Go from the first line to the line with "(0,0) rectangle (1131,598);" and return those lines verbatim, ends included.
——————————
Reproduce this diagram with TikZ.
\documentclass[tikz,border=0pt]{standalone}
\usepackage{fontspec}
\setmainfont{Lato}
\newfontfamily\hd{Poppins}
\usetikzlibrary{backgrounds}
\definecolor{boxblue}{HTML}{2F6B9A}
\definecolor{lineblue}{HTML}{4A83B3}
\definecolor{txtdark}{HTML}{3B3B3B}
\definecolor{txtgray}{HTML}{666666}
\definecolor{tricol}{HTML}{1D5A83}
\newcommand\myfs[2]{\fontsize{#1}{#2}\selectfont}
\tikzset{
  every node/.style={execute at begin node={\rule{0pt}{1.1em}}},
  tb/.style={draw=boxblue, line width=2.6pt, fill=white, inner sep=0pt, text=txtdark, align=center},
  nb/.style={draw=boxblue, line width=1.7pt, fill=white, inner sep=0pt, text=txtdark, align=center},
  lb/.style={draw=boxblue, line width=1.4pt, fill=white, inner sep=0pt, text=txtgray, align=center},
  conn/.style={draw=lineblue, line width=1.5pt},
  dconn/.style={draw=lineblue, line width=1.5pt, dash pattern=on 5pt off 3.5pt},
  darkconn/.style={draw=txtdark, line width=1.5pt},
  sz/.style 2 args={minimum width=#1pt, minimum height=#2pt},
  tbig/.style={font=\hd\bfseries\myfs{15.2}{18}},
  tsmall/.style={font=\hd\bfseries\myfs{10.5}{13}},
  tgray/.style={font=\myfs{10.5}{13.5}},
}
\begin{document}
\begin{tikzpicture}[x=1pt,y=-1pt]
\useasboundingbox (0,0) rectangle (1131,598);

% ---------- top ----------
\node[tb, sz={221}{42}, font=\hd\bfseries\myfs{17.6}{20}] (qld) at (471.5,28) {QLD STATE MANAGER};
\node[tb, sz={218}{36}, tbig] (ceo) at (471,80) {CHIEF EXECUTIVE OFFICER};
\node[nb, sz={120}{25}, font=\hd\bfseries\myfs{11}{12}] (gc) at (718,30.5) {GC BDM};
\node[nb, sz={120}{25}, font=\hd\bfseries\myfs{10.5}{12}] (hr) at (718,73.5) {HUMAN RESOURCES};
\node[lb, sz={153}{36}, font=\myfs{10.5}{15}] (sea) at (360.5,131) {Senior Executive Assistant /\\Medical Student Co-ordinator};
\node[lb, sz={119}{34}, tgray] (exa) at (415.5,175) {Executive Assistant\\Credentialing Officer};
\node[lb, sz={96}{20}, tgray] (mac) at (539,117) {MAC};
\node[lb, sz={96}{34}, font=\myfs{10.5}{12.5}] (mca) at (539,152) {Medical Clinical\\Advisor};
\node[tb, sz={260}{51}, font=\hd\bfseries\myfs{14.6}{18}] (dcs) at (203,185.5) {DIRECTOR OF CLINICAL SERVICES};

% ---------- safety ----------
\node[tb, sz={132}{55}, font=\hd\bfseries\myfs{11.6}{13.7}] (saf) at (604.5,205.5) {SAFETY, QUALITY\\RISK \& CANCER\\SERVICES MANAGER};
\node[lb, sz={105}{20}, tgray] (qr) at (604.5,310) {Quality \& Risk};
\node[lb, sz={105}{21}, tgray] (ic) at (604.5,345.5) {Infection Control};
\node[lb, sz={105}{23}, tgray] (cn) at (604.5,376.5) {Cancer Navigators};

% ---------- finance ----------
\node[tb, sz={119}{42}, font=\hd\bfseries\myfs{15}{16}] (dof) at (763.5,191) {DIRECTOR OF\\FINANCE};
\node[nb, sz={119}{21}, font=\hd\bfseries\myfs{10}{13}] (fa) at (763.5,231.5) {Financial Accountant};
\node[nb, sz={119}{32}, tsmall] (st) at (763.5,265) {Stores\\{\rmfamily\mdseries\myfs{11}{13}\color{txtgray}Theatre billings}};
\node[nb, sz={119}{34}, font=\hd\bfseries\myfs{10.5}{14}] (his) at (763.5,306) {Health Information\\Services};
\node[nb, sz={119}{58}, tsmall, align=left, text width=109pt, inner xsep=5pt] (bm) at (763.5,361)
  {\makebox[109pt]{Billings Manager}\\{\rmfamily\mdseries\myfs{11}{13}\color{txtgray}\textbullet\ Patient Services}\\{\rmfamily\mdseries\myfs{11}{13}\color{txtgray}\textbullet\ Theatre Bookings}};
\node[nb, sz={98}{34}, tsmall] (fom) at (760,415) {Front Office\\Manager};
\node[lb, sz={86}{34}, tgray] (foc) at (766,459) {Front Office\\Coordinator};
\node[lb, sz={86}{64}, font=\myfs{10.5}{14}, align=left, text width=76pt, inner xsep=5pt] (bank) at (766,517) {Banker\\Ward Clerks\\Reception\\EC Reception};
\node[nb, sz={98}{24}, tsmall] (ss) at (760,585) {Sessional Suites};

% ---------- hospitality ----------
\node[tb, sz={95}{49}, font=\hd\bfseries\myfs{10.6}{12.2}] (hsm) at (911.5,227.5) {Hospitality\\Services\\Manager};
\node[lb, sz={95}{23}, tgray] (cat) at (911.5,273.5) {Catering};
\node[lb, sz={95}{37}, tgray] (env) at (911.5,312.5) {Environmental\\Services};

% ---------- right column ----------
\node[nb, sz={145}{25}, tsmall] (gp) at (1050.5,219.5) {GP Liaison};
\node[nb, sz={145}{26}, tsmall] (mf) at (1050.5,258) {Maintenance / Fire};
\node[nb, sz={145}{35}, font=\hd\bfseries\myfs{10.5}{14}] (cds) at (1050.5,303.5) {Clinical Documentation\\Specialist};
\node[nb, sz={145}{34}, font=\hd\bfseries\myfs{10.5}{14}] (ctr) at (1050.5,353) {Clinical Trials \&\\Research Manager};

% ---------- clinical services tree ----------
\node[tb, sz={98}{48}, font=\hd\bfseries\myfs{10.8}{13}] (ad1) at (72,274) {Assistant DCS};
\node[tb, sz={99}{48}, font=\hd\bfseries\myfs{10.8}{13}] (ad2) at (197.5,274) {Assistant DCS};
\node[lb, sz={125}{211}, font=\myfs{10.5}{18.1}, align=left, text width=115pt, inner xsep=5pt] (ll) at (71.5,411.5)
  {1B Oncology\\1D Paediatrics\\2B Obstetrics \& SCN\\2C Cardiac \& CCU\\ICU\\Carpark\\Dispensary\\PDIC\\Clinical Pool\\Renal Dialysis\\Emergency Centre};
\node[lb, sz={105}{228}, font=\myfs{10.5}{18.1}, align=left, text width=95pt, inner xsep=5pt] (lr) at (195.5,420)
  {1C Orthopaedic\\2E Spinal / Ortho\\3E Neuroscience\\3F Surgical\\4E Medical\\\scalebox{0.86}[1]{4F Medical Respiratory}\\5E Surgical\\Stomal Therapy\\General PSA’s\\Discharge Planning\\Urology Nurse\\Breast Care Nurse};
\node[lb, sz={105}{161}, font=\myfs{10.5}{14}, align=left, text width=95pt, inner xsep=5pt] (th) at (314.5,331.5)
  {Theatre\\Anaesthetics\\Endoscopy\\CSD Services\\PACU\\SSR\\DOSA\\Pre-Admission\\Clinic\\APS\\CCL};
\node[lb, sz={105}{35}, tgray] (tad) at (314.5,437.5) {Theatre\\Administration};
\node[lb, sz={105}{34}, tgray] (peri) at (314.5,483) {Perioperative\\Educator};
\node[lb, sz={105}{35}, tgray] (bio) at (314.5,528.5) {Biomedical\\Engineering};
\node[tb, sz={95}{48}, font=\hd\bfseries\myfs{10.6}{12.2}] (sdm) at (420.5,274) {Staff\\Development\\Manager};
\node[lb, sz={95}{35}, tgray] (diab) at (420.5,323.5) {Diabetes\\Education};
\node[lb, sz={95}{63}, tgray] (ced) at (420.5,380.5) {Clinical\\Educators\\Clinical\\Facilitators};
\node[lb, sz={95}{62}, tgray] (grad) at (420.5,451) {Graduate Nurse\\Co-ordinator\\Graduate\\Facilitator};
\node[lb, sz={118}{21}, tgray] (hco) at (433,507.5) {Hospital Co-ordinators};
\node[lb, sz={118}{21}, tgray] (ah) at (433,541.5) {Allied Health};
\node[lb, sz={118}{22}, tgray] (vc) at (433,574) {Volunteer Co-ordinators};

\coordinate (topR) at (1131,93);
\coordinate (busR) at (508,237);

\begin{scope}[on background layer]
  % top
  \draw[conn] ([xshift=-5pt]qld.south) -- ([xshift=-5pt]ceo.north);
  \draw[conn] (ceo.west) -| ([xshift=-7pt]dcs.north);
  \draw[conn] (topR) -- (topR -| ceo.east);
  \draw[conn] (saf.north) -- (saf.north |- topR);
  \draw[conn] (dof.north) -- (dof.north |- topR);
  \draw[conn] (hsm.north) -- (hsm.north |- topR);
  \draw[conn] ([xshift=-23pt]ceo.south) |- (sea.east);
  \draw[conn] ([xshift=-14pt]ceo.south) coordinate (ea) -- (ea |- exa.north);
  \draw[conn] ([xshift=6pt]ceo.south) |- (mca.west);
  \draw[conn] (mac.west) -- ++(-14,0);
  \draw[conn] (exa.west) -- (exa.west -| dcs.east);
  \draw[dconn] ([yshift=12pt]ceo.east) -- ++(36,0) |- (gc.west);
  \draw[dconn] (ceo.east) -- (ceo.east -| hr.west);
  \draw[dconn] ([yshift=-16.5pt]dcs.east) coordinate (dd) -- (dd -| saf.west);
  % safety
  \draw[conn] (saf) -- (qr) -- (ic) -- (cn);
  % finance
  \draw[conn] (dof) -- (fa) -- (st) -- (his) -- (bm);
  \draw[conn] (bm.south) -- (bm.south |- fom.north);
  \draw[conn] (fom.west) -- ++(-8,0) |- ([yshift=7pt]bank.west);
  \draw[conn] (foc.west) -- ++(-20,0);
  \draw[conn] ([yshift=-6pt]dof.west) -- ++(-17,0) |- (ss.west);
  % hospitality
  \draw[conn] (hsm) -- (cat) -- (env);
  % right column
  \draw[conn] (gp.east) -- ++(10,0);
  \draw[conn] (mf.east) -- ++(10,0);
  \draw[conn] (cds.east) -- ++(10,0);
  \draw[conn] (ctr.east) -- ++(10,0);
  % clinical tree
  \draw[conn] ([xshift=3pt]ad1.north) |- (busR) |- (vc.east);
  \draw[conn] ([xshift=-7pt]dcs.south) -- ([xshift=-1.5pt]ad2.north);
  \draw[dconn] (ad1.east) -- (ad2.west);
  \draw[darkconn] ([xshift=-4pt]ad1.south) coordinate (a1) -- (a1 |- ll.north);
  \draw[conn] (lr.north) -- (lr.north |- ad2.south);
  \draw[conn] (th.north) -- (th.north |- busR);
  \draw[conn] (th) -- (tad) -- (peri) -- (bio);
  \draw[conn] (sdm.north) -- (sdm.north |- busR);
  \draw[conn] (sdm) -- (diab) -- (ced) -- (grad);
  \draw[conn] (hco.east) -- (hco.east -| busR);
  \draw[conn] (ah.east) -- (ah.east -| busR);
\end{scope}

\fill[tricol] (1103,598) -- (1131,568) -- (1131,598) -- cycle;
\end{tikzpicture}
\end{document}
——————————
ANSWER TO THE EXERCISE
Reproduce this diagram with TikZ.
\documentclass[tikz,border=0pt]{standalone}
\usepackage{fontspec}
\setmainfont{Lato}
\newfontfamily\hd{Poppins}
\usetikzlibrary{backgrounds}
\definecolor{boxblue}{HTML}{2F6B9A}
\definecolor{lineblue}{HTML}{4A83B3}
\definecolor{txtdark}{HTML}{3B3B3B}
\definecolor{txtgray}{HTML}{666666}
\definecolor{tricol}{HTML}{1D5A83}
\newcommand\myfs[2]{\fontsize{#1}{#2}\selectfont}
\tikzset{
  every node/.style={execute at begin node={\rule{0pt}{1.1em}}},
  tb/.style={draw=boxblue, line width=2.6pt, fill=white, inner sep=0pt, text=txtdark, align=center},
  nb/.style={draw=boxblue, line width=1.7pt, fill=white, inner sep=0pt, text=txtdark, align=center},
  lb/.style={draw=boxblue, line width=1.4pt, fill=white, inner sep=0pt, text=txtgray, align=center},
  conn/.style={draw=lineblue, line width=1.5pt},
  dconn/.style={draw=lineblue, line width=1.5pt, dash pattern=on 5pt off 3.5pt},
  darkconn/.style={draw=txtdark, line width=1.5pt},
  sz/.style 2 args={minimum width=#1pt, minimum height=#2pt},
  tbig/.style={font=\hd\bfseries\myfs{15.2}{18}},
  tsmall/.style={font=\hd\bfseries\myfs{10.5}{13}},
  tgray/.style={font=\myfs{10.5}{13.5}},
}
\begin{document}
\begin{tikzpicture}[x=1pt,y=-1pt]
\useasboundingbox (0,0) rectangle (1131,598);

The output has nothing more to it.